GOVERNMENT HELD TO ACCOUNT OVER SALVESEN RIDDELL REMEDIAL ORDER

Scottish Tenant Farmers

News Release

4th September 2015

GOVERNMENT CALLED TO ACCOUNT OVER SALVESEN RIDDELL REMEDIAL ORDER

The Scottish Tenant Farmers Association has welcomed the Scottish Parliament’s RACCE Committee’s intervention in highlighting the lack of progress in the mediation and compensation process put in place by the Scottish government following the Salvesen Riddell Remedial Order passed by parliament in April 2014.

STFA has been trying to work with government officials over the last 18 months to develop the mediation process, but legal concerns on the part of government lawyers have consistently hindered any progress resulting in deadlock with no communication with the tenants over the last few months. STFA has also been in contact with Cabinet Secretary, Richard Lochhead and has written to First Minister Nicola Sturgeon, all to no avail.

Commenting on the debacle, STFA director Angus McCall said: “ This has been an incredibly frustrating and anxious time for the affected tenants who have been ready and willing to enter into a mediation process which might have brought some resolution to their desperate situations. Time is pressing as the first of these tenant farmers will face eviction from his holding in two months time and the others face losing their farms in the next year or two.

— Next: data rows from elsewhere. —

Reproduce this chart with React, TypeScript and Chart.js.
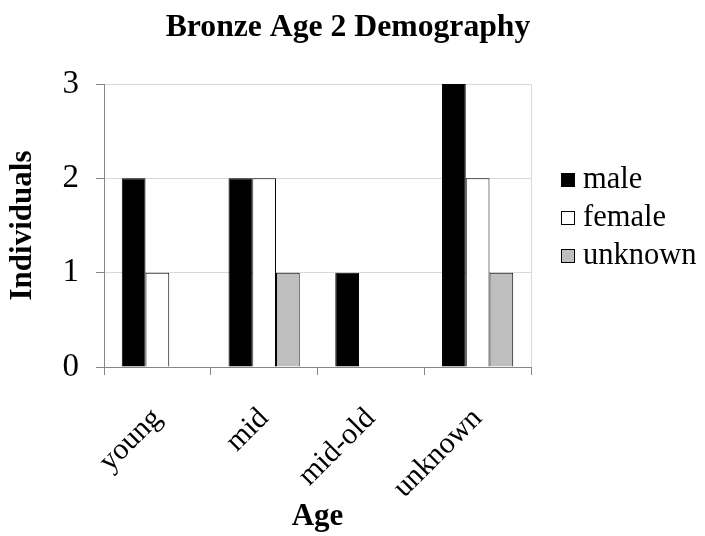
import { useEffect, useRef } from 'react';
import { Chart, registerables } from 'chart.js';

Chart.register(...registerables);

const FONT = "'Liberation Serif', 'Times New Roman', serif";

const categories = ['young', 'mid', 'mid-old', 'unknown'];
const seriesNames = ['male', 'female', 'unknown'];
const maleValues = [2, 2, 1, 3];
const femaleValues = [1, 2, 0, 2];
const unknownValues = [0, 1, 0, 1];
const seriesColors = ['#000000', '#ffffff', '#bfbfbf'];
const yMin = 0;
const yMax = 3;
const yStep = 1;

const sideLegend = {
  id: 'sideLegend',
  afterDraw(chart: any) {
    const { ctx, chartArea } = chart;
    const n = chart.data.datasets.length;
    const mid = (chartArea.top + chartArea.bottom) / 2 - 7.6;
    const gap = 38.3;
    ctx.save();
    ctx.font = `30.5px ${FONT}`;
    ctx.textBaseline = 'alphabetic';
    ctx.textAlign = 'left';
    chart.data.datasets.forEach((ds: any, i: number) => {
      const cy = mid + (i - (n - 1) / 2) * gap;
      const x = Math.round(chartArea.right + 30);
      const y = Math.round(cy - 7);
      ctx.fillStyle = ds.backgroundColor;
      ctx.fillRect(x, y, 14, 14);
      ctx.strokeStyle = '#000';
      ctx.lineWidth = 1;
      ctx.strokeRect(x + 0.5, y + 0.5, 13, 13);
      ctx.fillStyle = '#000';
      ctx.fillText(ds.label, x + 22, y + 15);
    });
    ctx.restore();
  },
};

export default function App() {
  const ref = useRef<HTMLCanvasElement | null>(null);

  useEffect(() => {
    if (!ref.current) return;
    const values = [maleValues, femaleValues, unknownValues];
    const chart = new Chart(ref.current, {
      type: 'bar',
      data: {
        labels: categories,
        datasets: seriesNames.map((name, i) => ({
          label: name,
          data: values[i],
          backgroundColor: seriesColors[i],
          borderColor: '#000000',
          borderWidth: 1,
          categoryPercentage: 0.667,
          barPercentage: 1,
          yAxisID: 'y',
        })),
      },
      options: {
        responsive: true,
        maintainAspectRatio: false,
        animation: false,
        layout: { padding: { left: 0, right: 9, top: 0, bottom: 0 } },
        plugins: {
          legend: { display: false },
          tooltip: { enabled: false },
          title: {
            display: true,
            text: 'Bronze Age 2 Demography',
            color: '#000',
            font: { family: FONT, size: 31.7, weight: 'bold' },
            padding: { top: 9, bottom: 37 },
          },
        },
        scales: {
          x: {
            offset: true,
            afterFit: (s: any) => {
              s.height = 169;
            },
            grid: {
              offset: true,
              drawOnChartArea: true,
              color: (c: any) => (c.type === 'tick' ? 'rgba(0,0,0,0)' : '#d9d9d9'),
              tickColor: '#868686',
              tickLength: 8,
            },
            border: { color: '#868686', width: 1 },
            ticks: {
              color: '#000',
              font: { family: FONT, size: 30 },
              minRotation: 45,
              maxRotation: 45,
              padding: 26,
            },
            title: {
              display: true,
              text: 'Age',
              color: '#000',
              font: { family: FONT, size: 31, weight: 'bold' },
              padding: { top: 0, bottom: 0 },
            },
          },
          y: {
            min: yMin,
            max: yMax,
            afterFit: (s: any) => {
              s.width = 104;
            },
            grid: {
              color: (c: any) => (c.tick && c.tick.value === 0 ? 'rgba(0,0,0,0)' : '#d9d9d9'),
              tickColor: '#868686',
              tickLength: 8,
            },
            border: { color: '#868686', width: 1 },
            ticks: {
              stepSize: yStep,
              color: '#000',
              font: { family: FONT, size: 33 },
              padding: 17,
            },
            title: {
              display: true,
              text: 'Individuals',
              color: '#000',
              font: { family: FONT, size: 31, weight: 'bold' },
              padding: { top: 4, bottom: 0 },
            },
          },
          legendSpace: {
            type: 'linear',
            position: 'right',
            display: true,
            afterFit: (s: any) => {
              s.width = 165;
            },
            grid: { display: false, drawTicks: false },
            border: { display: false },
            ticks: { display: false },
          },
        },
      },
      plugins: [sideLegend],
    });
    return () => chart.destroy();
  }, []);

  return (
    <div style={{ position: 'absolute', left: 0, top: 0, width: 705, height: 536 }}>
      <canvas ref={ref} />
    </div>
  );
}
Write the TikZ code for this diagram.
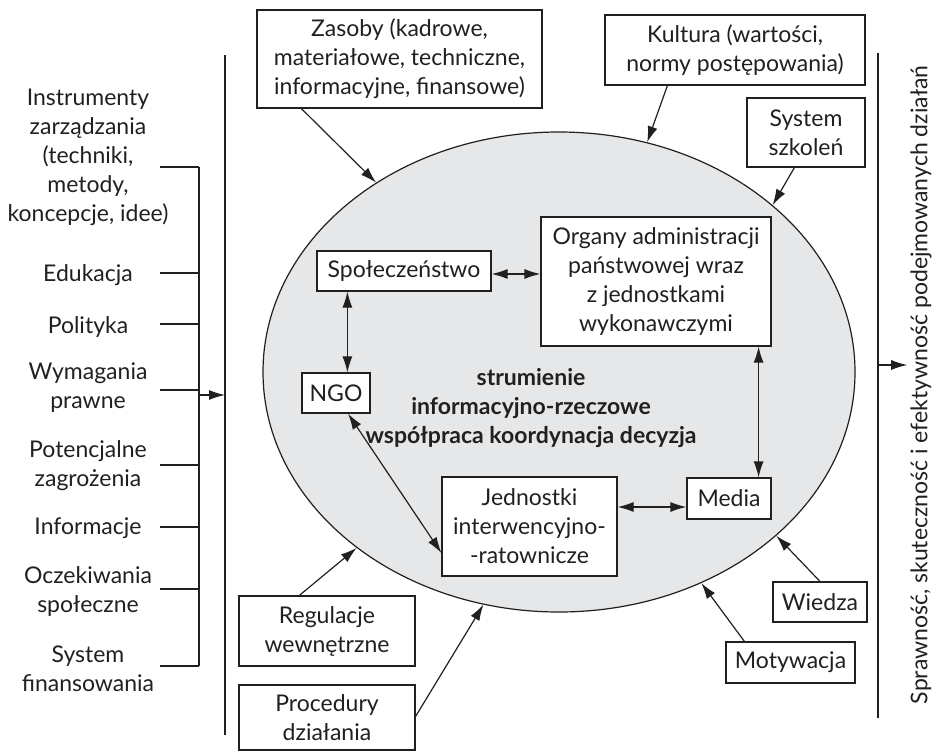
\documentclass[tikz,border=0pt]{standalone}
\usepackage{fontspec}
\setmainfont{Lato}
\usetikzlibrary{arrows.meta,shapes.geometric}
\definecolor{ink}{HTML}{231F20}
\definecolor{corefill}{HTML}{E6E7E8}

\begin{document}
\begin{tikzpicture}[x=1pt,y=-1pt,
  every node/.style={text=ink, font=\fontsize{23}{29}\selectfont, align=center, inner sep=0pt},
  box/.style={draw=ink, line width=1.2pt, fill=white},
  link/.style={draw=ink, line width=1.2pt, -{Latex[length=16pt,width=10pt]}},
  both/.style={draw=ink, line width=1.2pt, {Latex[length=16pt,width=10pt]}-{Latex[length=16pt,width=10pt]}},
  rule/.style={draw=ink, line width=1.2pt}]
\useasboundingbox (0,0) rectangle (934,753);

% central system
\node[ellipse, draw=ink, fill=corefill, line width=1.2pt,
      minimum width=592pt, minimum height=480pt] (core) at (559,372) {};

% inner actors
\node[box, minimum width=174pt, minimum height=40pt] (spo) at (404,271) {Społeczeństwo};
\node[box, minimum width=230pt, minimum height=129pt] (org) at (656,281.5)
  {Organy administracji\\państwowej wraz\\z jednostkami\\wykonawczymi};
\node[box, minimum width=68pt, minimum height=40pt] (ngo) at (336,393) {NGO};
\node[box, minimum width=175pt, minimum height=99pt] (jed) at (529.5,526.5)
  {Jednostki\\interwencyjno-\\-ratownicze};
\node[box, minimum width=84pt, minimum height=41pt] (med) at (729,498.5) {Media};
\node[font=\fontsize{23}{29}\selectfont\bfseries] (flow) at (531,408)
  {strumienie\\informacyjno-rzeczowe\\współpraca koordynacja decyzja};

\draw[both] ([yshift=-3pt]spo.east) -- ([yshift=-3pt]spo.east -| org.west);
\draw[both] ([xshift=31pt]spo.south west) -- ([xshift=31pt]spo.south west |- ngo.north);
\draw[both] ([xshift=12pt]ngo.south) -- ([yshift=-26.5pt]jed.west);
\draw[both] ([xshift=-13pt]org.south east) -- ([xshift=-13pt]org.south east |- med.north);
\draw[both] ([yshift=-8.5pt]med.west -| jed.east) -- ([yshift=-8.5pt]med.west);

% outer influences
\node[box, minimum width=285pt, minimum height=98pt] (zas) at (399.5,59)
  {Zasoby (kadrowe,\\materiałowe, techniczne,\\informacyjne, finansowe)};
\node[box, minimum width=260pt, minimum height=70pt] (kul) at (735,50)
  {Kultura (wartości,\\normy postępowania)};
\node[box, minimum width=118pt, minimum height=69pt] (szk) at (806,132.5) {System\\szkoleń};
\node[box, minimum width=176pt, minimum height=70pt] (reg) at (327,631) {Regulacje\\wewnętrzne};
\node[box, minimum width=176pt, minimum height=65pt] (pro) at (327,717.5) {Procedury\\działania};
\node[box, minimum width=94pt, minimum height=40pt] (wie) at (820,602) {Wiedza};
\node[box, minimum width=129pt, minimum height=41pt] (mot) at (790.5,662.5) {Motywacja};

\draw[link] ([xshift=45pt]zas.south west) -- (core.134.2);
\draw[link] ([xshift=63pt]kul.south west) -- (core.69.4);
\draw[link] ([xshift=48pt]szk.south west) -- (core.38.7);
\draw[link] (wie.north) -- (core.-37.4);
\draw[link] ([xshift=19pt]mot.north west) -- (core.-56.2);
\draw[link] ([yshift=-32pt]pro.north east) -- (core.252.2);
\draw[link] ([xshift=61pt]reg.north west) -- (core.221.8);

% environment factors on the left
\node (f1) at (88,157.5) {Instrumenty\\zarządzania\\(techniki,\\metody,\\koncepcje, idee)};
\node (f2) at (88,275) {Edukacja};
\node (f3) at (88,327) {Polityka};
\node (f4) at (88,387.5) {Wymagania\\prawne};
\node (f5) at (88,466) {Potencjalne\\zagrożenia};
\node (f6) at (88,528) {Informacje};
\node (f7) at (88,591) {Oczekiwania\\społeczne};
\node (f8) at (88,669) {System\\finansowania};

\coordinate (brT) at (199,167);
\coordinate (brB) at (199,666);
\coordinate (brMid) at (199,395);
\foreach \y in {167,273,324,390,465,527,589,666}
  \draw[rule] (160,\y) -- (brT |- 0,\y);
\draw[rule] (brT) -- (brB);

\coordinate (inTop) at (225,55);
\coordinate (inBot) at (225,735);
\draw[rule] (inTop) -- (inBot);
\draw[link] (brMid) -- (brMid -| inTop);

% outcome on the right
\coordinate (outTop) at (878,53);
\coordinate (outBot) at (878,718);
\coordinate (outMid) at (878,365);
\draw[rule] (outTop) -- (outBot);
\node[rotate=90] (res) at (921,385)
  {Sprawność, skuteczność i efektywność podejmowanych działań};
\draw[link] (outMid) -- ([xshift=-3pt]outMid -| res.north);
\end{tikzpicture}
\end{document}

“The government has failed to honour commitments made, firstly to establish a mediation process, secondly, to look sympathetically at compensation claims on a case by case basis if mediation failed, and thirdly, not to force the tenants involved into a long drawn out legal battle for fair play. However, despite the best efforts of the tenants and their advisers to participate in the mediation process they have now been forced to consider going down the legal route to obtain some redress for the unfair way in which they have been treated and the distress it has caused.

In February of last year STFA warned that the “Salvesen Riddell” tenants should not be “hung out to dry” and should not be prejudiced for acting within the remit of the law and following professional guidance. It must be remembered that they have all already paid a high financial and emotional price for the distress and anxiety over the last few years. The Scottish Government and Parliament should accept its collective moral responsibility towards these tenants who merely acted within the legislative framework provided to them in 2003 and against the backdrop of the intention of Parliament.  We would echo the RACCE Committee’s call to stop the clock on Notices to Quit to allow the mediation proves to restart.

“STFA has also asked the First Minister to urge her government to engage in dialogue with the tenants to work towards an equitable settlement rather than forcing them into a long drawn out legal battle to achieve just satisfaction for the harm that has befallen them through no fault of their own. After 16 months of prevarication, the tenants’ lives are still on hold and they are no further on in knowing their future.”